Re MC Bacon Ltd [1990] BCLC 324 is a leading UK insolvency law case, concerning transactions at an undervalue (Insolvency Act 1986, s 238) and voidable preferences (Insolvency Act 1986, s 239).

The court held that where a person granting security to a bank under commercial pressure from the bank, there was no "intention to prefer" the bank under the meaning in the Act.  The granting of the security was a response to the commercial pressure, and not an intention to prefer one creditor above others.

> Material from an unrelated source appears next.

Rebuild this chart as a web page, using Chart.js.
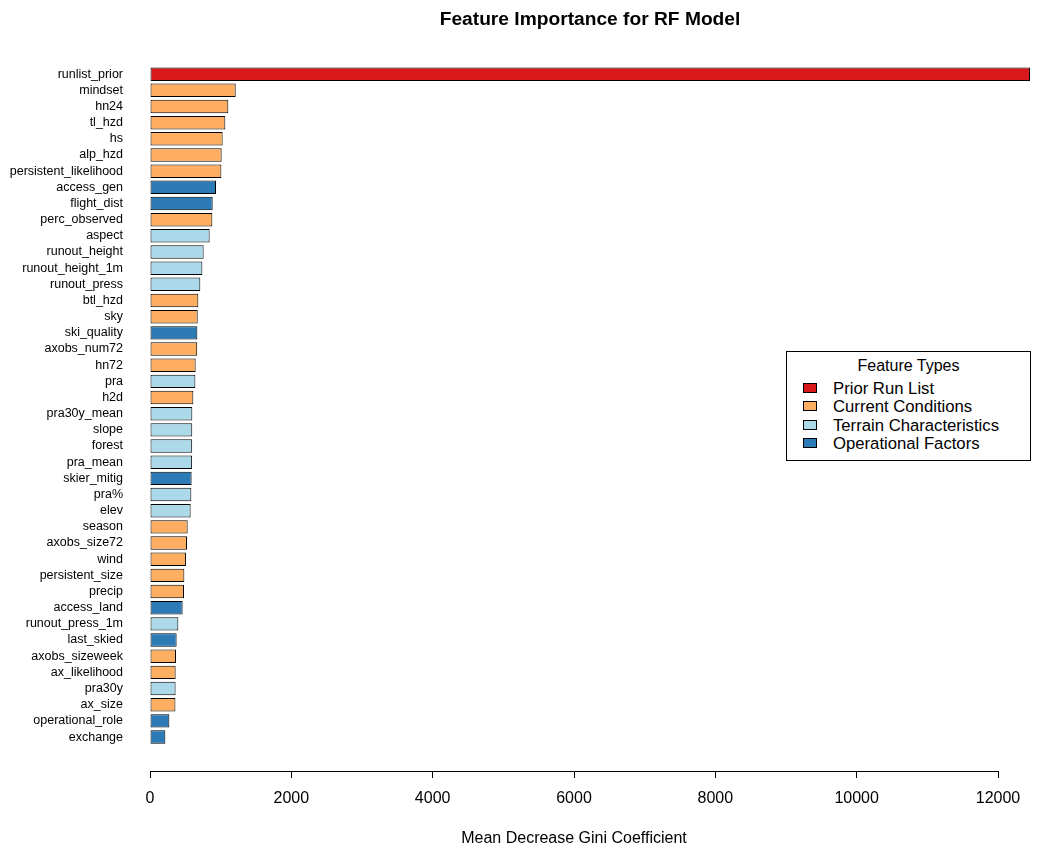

Although the decision is only a first instance decision in the United Kingdom, it has been followed in a number of other jurisdictions in relation to the proper determination of intention to prefer.

Facts
MC Bacon Ltd imported bacon, its main office on 192-194 Trundley’s Road, London. Started in 1973 it did normal bacon and then from 1983 diversified into gammon steaks, joints and rashered bacon. But in 1986 Dee Corporation, its principal supplier withdrew. Two directors, Mr Creal and Mr Glover took legal advice but decided to keep trading. It made redundancies but still could not keep up. Mr Creal was old and wanted his son to take over. Mr Glover was 22.5 stone and had arthritis and could not do the work with his previous vitality. In May 1986 its bank, NatWest, granted an overdraft facility, secured with a debenture. It was clear that the company was already insolvent and needed the bank’s help to keep going. The company went into creditor voluntary liquidation in August 1987 with a deficiency of about £330,000 to unsecured creditors. The liquidator argued the debenture was either a voidable preference or transaction at an undervalue. It also brought a wrongful trading claim against the bank as a shadow director, but that claim was abandoned during the course of trial.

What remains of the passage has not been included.